*What to work on:* Pictures stay out. Extract the lines below from the first one through the line with "import pandas as pd", both included.

— Start Stored data —

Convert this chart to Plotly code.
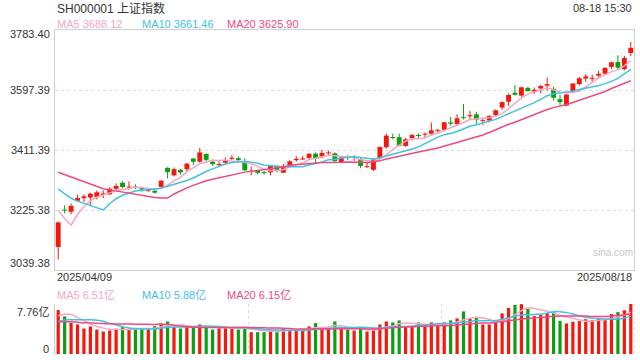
import plotly.graph_objects as go
import pandas as pd

# ---------------- data ----------------
dates = ["2025-04-09","2025-04-10","2025-04-11","2025-04-14","2025-04-15","2025-04-16","2025-04-17","2025-04-18","2025-04-21","2025-04-22","2025-04-23","2025-04-24","2025-04-25","2025-04-28","2025-04-29","2025-04-30",
         "2025-05-06","2025-05-07","2025-05-08","2025-05-09","2025-05-12","2025-05-13","2025-05-14","2025-05-15","2025-05-16","2025-05-19","2025-05-20","2025-05-21","2025-05-22","2025-05-23","2025-05-26","2025-05-27","2025-05-28","2025-05-29","2025-05-30",
         "2025-06-03","2025-06-04","2025-06-05","2025-06-06","2025-06-09","2025-06-10","2025-06-11","2025-06-12","2025-06-13","2025-06-16","2025-06-17","2025-06-18","2025-06-19","2025-06-20","2025-06-23","2025-06-24","2025-06-25","2025-06-26","2025-06-27","2025-06-30",
         "2025-07-01","2025-07-02","2025-07-03","2025-07-04","2025-07-07","2025-07-08","2025-07-09","2025-07-10","2025-07-11","2025-07-14","2025-07-15","2025-07-16","2025-07-17","2025-07-18","2025-07-21","2025-07-22","2025-07-23","2025-07-24","2025-07-25","2025-07-28","2025-07-29","2025-07-30","2025-07-31",
         "2025-08-01","2025-08-04","2025-08-05","2025-08-06","2025-08-07","2025-08-08","2025-08-11","2025-08-12","2025-08-13","2025-08-14","2025-08-15","2025-08-18"]

opens = [3111, 3226, 3220, 3254, 3262, 3264, 3265, 3272, 3274, 3291, 3310, 3295, 3297, 3293, 3285, 3285,
         3297, 3356, 3333, 3350, 3352, 3385, 3375, 3399, 3375, 3365, 3372, 3384, 3386, 3376, 3344, 3347, 3342, 3342, 3362,
         3341, 3365, 3380, 3382, 3387, 3400, 3389, 3401, 3401, 3374, 3389, 3387, 3383, 3358, 3350, 3386, 3420, 3451, 3451, 3424,
         3448, 3457, 3459, 3462, 3471, 3474, 3497, 3492, 3513, 3516, 3522, 3501, 3503, 3520, 3543, 3561, 3589, 3580, 3604, 3593, 3602, 3611, 3601,
         3569, 3549, 3592, 3616, 3633, 3632, 3642, 3648, 3669, 3684, 3662, 3712]
highs = [3190, 3240, 3245, 3273, 3274, 3279, 3286, 3286, 3296, 3308, 3315, 3314, 3305, 3298, 3292, 3290,
         3318, 3358, 3357, 3352, 3370, 3387, 3418, 3401, 3382, 3378, 3388, 3395, 3391, 3386, 3360, 3351, 3346, 3366, 3365,
         3368, 3380, 3392, 3393, 3401, 3404, 3412, 3410, 3404, 3393, 3396, 3395, 3387, 3372, 3384, 3423, 3462, 3462, 3462, 3449,
         3462, 3462, 3465, 3497, 3477, 3498, 3514, 3522, 3554, 3533, 3530, 3512, 3519, 3537, 3562, 3587, 3613, 3608, 3607, 3605, 3613, 3636, 3607,
         3582, 3585, 3618, 3638, 3647, 3645, 3657, 3668, 3685, 3705, 3703, 3746]
lows = [3072, 3215, 3212, 3250, 3250, 3240, 3258, 3262, 3272, 3288, 3293, 3289, 3290, 3282, 3281, 3276,
        3295, 3323, 3329, 3335, 3345, 3365, 3372, 3376, 3362, 3360, 3367, 3380, 3377, 3347, 3333, 3336, 3335, 3333, 3342,
        3340, 3362, 3375, 3380, 3383, 3370, 3386, 3393, 3372, 3372, 3380, 3378, 3355, 3356, 3346, 3384, 3416, 3445, 3423, 3421,
        3441, 3447, 3451, 3457, 3463, 3469, 3487, 3489, 3506, 3505, 3493, 3490, 3497, 3515, 3536, 3548, 3580, 3576, 3593, 3585, 3587, 3595, 3564,
        3551, 3547, 3587, 3612, 3623, 3623, 3633, 3645, 3663, 3660, 3658, 3703]
closes = [3186.81, 3223.64, 3238.23, 3262.81, 3267.66, 3276.00, 3280.34, 3276.73, 3291.43, 3299.76, 3296.36, 3297.29, 3295.06, 3288.41, 3286.65, 3279.03,
          3316.11, 3342.67, 3352.00, 3342.00, 3369.24, 3374.87, 3403.95, 3380.82, 3367.46, 3367.58, 3380.48, 3387.57, 3380.19, 3348.37, 3346.84, 3340.69, 3339.93, 3363.45, 3347.49,
          3361.98, 3376.20, 3384.10, 3385.36, 3399.77, 3384.82, 3402.32, 3402.66, 3377.00, 3388.73, 3387.40, 3388.81, 3362.11, 3359.90, 3381.58, 3420.57, 3455.97, 3448.45, 3424.23, 3444.43,
          3457.75, 3454.79, 3461.15, 3472.32, 3473.13, 3497.48, 3493.05, 3509.68, 3510.18, 3519.65, 3505.00, 3503.78, 3516.83, 3534.48, 3559.79, 3581.86, 3582.30, 3605.73, 3593.66, 3597.94, 3609.71, 3615.72, 3573.21,
          3559.95, 3583.31, 3617.60, 3633.99, 3639.67, 3635.13, 3647.55, 3665.92, 3683.46, 3666.44, 3696.77, 3728.03]
# volume, 亿
volumes = [6.82, 5.83, 4.84, 4.58, 3.96, 4.27, 3.80, 3.49, 3.65, 3.91, 4.17, 3.80, 3.96, 3.96, 3.91, 4.32,
           4.74, 5.05, 4.17, 3.96, 4.22, 4.17, 4.58, 4.17, 3.80, 3.96, 4.01, 4.11, 3.80, 4.01, 3.39, 3.39, 3.39, 3.59, 3.59,
           3.96, 3.65, 3.70, 3.90, 4.27, 4.79, 4.06, 3.96, 5.05, 3.96, 3.80, 3.65, 4.06, 3.49, 3.70, 4.58, 5.05, 4.90, 5.21, 4.32,
           4.32, 4.90, 4.32, 4.90, 4.32, 4.90, 5.21, 5.52, 6.61, 5.52, 5.68, 4.58, 4.58, 4.90, 6.30, 7.15, 7.62, 7.74, 7.00, 5.90, 6.05, 6.35, 6.50,
           5.15, 4.74, 5.00, 5.10, 5.40, 5.25, 5.50, 5.30, 6.20, 6.50, 6.79, 7.76]

# sessions before the window (needed by the moving averages at the left edge)
prior_closes = [3371.92, 3358.73, 3419.56, 3426.43, 3429.76, 3426.43, 3408.95, 3364.83, 3370.03, 3369.98,
                3368.70, 3373.75, 3351.31, 3335.75, 3348.44, 3350.13, 3342.01, 3096.58, 3145.55]
prior_volumes = [5.5, 5.2, 6.0, 5.4, 4.9, 4.8, 4.6, 4.3, 4.2, 4.1,
                 4.2, 4.4, 4.3, 4.2, 4.4, 4.5, 5.0, 7.0, 6.17]

price_ticks = [3039.38, 3225.38, 3411.39, 3597.39, 3783.40]
price_tick_text = ["3039.38", "3225.38", "3411.39", "3597.39", "3783.40"]
vol_ticks = [0, 7.76]
vol_tick_text = ["0", "7.76亿"]
ma_periods = [5, 10, 20]
price_ma_labels = ["MA5 3688.12", "MA10 3661.46", "MA20 3625.90"]
vol_ma_labels = ["MA5 6.51亿", "MA10 5.88亿", "MA20 6.15亿"]
title_text = "SH000001 上证指数"
time_text = "08-18 15:30"

# ---------------- styling ----------------
RED = "#f2190f"
GREEN = "#0d9f12"
MA_COLORS = ["#f7a6c3", "#3fc2e3", "#ee4a80"]
FONT = "Liberation Sans, Arial, Noto Sans CJK SC, sans-serif"
TXT = "#333333"

n = len(closes)
assert all(len(a) == n for a in (dates, opens, highs, lows, volumes))
idx = list(range(n))
up = [c >= o for o, c in zip(opens, closes)]
cols = [RED if u else GREEN for u in up]

full_c = pd.Series(prior_closes + closes)
full_v = pd.Series(prior_volumes + volumes)
k = len(prior_closes)
price_ma = [full_c.rolling(p).mean().iloc[k:].tolist() for p in ma_periods]
vol_ma = [full_v.rolling(p).mean().iloc[k:].tolist() for p in ma_periods]

X0, X1 = 55 / 640, 634 / 640
fig = go.Figure()

# wicks
for flag, col in ((True, RED), (False, GREEN)):
    xs, ys = [], []
    for i in idx:
        if up[i] == flag:
            xs += [i, i, None]
            ys += [lows[i], highs[i], None]
    fig.add_trace(go.Scatter(x=xs, y=ys, mode="lines", line=dict(color=col, width=1),
                             hoverinfo="skip", xaxis="x", yaxis="y"))

# bodies
min_h = 3.0
bases = [min(o, c) for o, c in zip(opens, closes)]
heights = [max(abs(c - o), min_h) for o, c in zip(opens, closes)]
fig.add_trace(go.Bar(x=idx, y=heights, base=bases, width=0.76, marker=dict(color=cols, line=dict(width=0)),
                     hoverinfo="skip", xaxis="x", yaxis="y"))

# price MAs
for ma, col in zip(price_ma, MA_COLORS):
    fig.add_trace(go.Scatter(x=idx, y=ma, mode="lines", line=dict(color=col, width=1.5),
                             hoverinfo="skip", xaxis="x", yaxis="y"))

# volume
fig.add_trace(go.Bar(x=idx, y=volumes, width=0.5, marker=dict(color=cols, line=dict(width=0)),
                     hoverinfo="skip", xaxis="x2", yaxis="y2"))
for ma, col in zip(vol_ma, MA_COLORS):
    fig.add_trace(go.Scatter(x=idx, y=ma, mode="lines", line=dict(color=col, width=1.5, shape="spline"),
                             hoverinfo="skip", xaxis="x2", yaxis="y2"))

grid = "#dcdcdc"
border = "#d0d0d0"
fig.update_layout(
    width=640, height=360, margin=dict(l=0, r=0, t=0, b=0),
    paper_bgcolor="white", plot_bgcolor="white", showlegend=False, barmode="overlay",
    font=dict(family=FONT, size=11, color=TXT),
    xaxis=dict(domain=[X0, X1], range=[-0.5, n - 0.5], showgrid=False, showticklabels=False,
               zeroline=False, showline=True, linecolor=border, linewidth=1, mirror=True, fixedrange=True),
    yaxis=dict(domain=[1 - 270 / 360, 1 - 30 / 360], range=[price_ticks[0], price_ticks[-1]],
               tickvals=price_ticks, showticklabels=False, showgrid=True, gridcolor=grid, griddash="dot",
               gridwidth=1, zeroline=False, showline=True, linecolor=border, linewidth=1, mirror=True,
               ticks="", fixedrange=True),
    xaxis2=dict(domain=[X0, X1], range=[-0.5, n - 0.5], anchor="y2",
                tickvals=[-0.5 + n / 3, -0.5 + 2 * n / 3], showticklabels=False, showgrid=True,
                gridcolor=grid, griddash="dot", gridwidth=1, zeroline=False, showline=False, ticks="", fixedrange=True),
    yaxis2=dict(domain=[1 - 354 / 360, 1 - 304 / 360], range=[vol_ticks[0], vol_ticks[-1]], anchor="x2",
                tickvals=vol_ticks, showticklabels=False, showgrid=True, gridcolor=grid, griddash="dot",
                gridwidth=1, zeroline=False, showline=True, linecolor=border, linewidth=1, ticks="", fixedrange=True),
)

# volume right border (dotted)
fig.add_shape(type="line", xref="paper", yref="y2 domain", x0=X1, x1=X1, y0=0, y1=1,
              line=dict(color=grid, width=1, dash="dot"))

ann = []
# title & time
ann.append(dict(text=title_text, x=X0, y=1 - 8 / 360, xanchor="left", yanchor="middle",
                font=dict(size=12, color=TXT)))
ann.append(dict(text=time_text, x=X1, y=1 - 8 / 360, xanchor="right", yanchor="middle",
                font=dict(size=11, color=TXT)))
# MA legends
leg_x = [55, 140, 225]
for lab, col, lx in zip(price_ma_labels, MA_COLORS, leg_x):
    ann.append(dict(text=lab, x=lx / 640, y=1 - 24 / 360, xanchor="left", yanchor="middle",
                    font=dict(size=11, color=col)))
for lab, col, lx in zip(vol_ma_labels, MA_COLORS, leg_x):
    ann.append(dict(text=lab, x=lx / 640, y=1 - 295 / 360, xanchor="left", yanchor="middle",
                    font=dict(size=11, color=col)))
# price tick labels
for v, t in zip(price_ticks, price_tick_text):
    shift = 0
    if v == price_ticks[-1]:
        shift = -4
    elif v == price_ticks[0]:
        shift = 7
    ann.append(dict(text=t, xref="paper", yref="y", x=51.5 / 640, y=v, xanchor="right", yanchor="middle",
                    yshift=shift, font=dict(size=11, color=TXT)))
# volume tick labels
for v, t, sh in zip(vol_ticks, vol_tick_text, [5, -7.5]):
    ann.append(dict(text=t, xref="paper", yref="y2", x=50.5 / 640, y=v, xanchor="right", yanchor="middle",
                    yshift=sh, font=dict(size=11, color=TXT)))
# date labels
ann.append(dict(text=dates[0].replace("-", "/"), x=X0, y=1 - 277 / 360, xanchor="left", yanchor="middle",
                font=dict(size=11, color=TXT)))
ann.append(dict(text=dates[-1].replace("-", "/"), x=X1, y=1 - 277 / 360, xanchor="right", yanchor="middle",
                font=dict(size=11, color=TXT)))
# watermark
ann.append(dict(text="sina.com", x=(613) / 640, y=1 - 253 / 360, xanchor="center", yanchor="middle",
                font=dict(size=10, color="#c8c8c8")))

for a in ann:
    a.setdefault("xref", "paper")
    a.setdefault("yref", "paper")
    a["showarrow"] = False
fig.update_layout(annotations=ann)

fig.write_html("out.html", config={"displayModeBar": False, "staticPlot": True},
               post_script="document.body.style.margin='0px';document.body.style.overflow='hidden';")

— End Stored data —

*Exercise result:*
Convert this chart to Plotly code.
import plotly.graph_objects as go
import pandas as pd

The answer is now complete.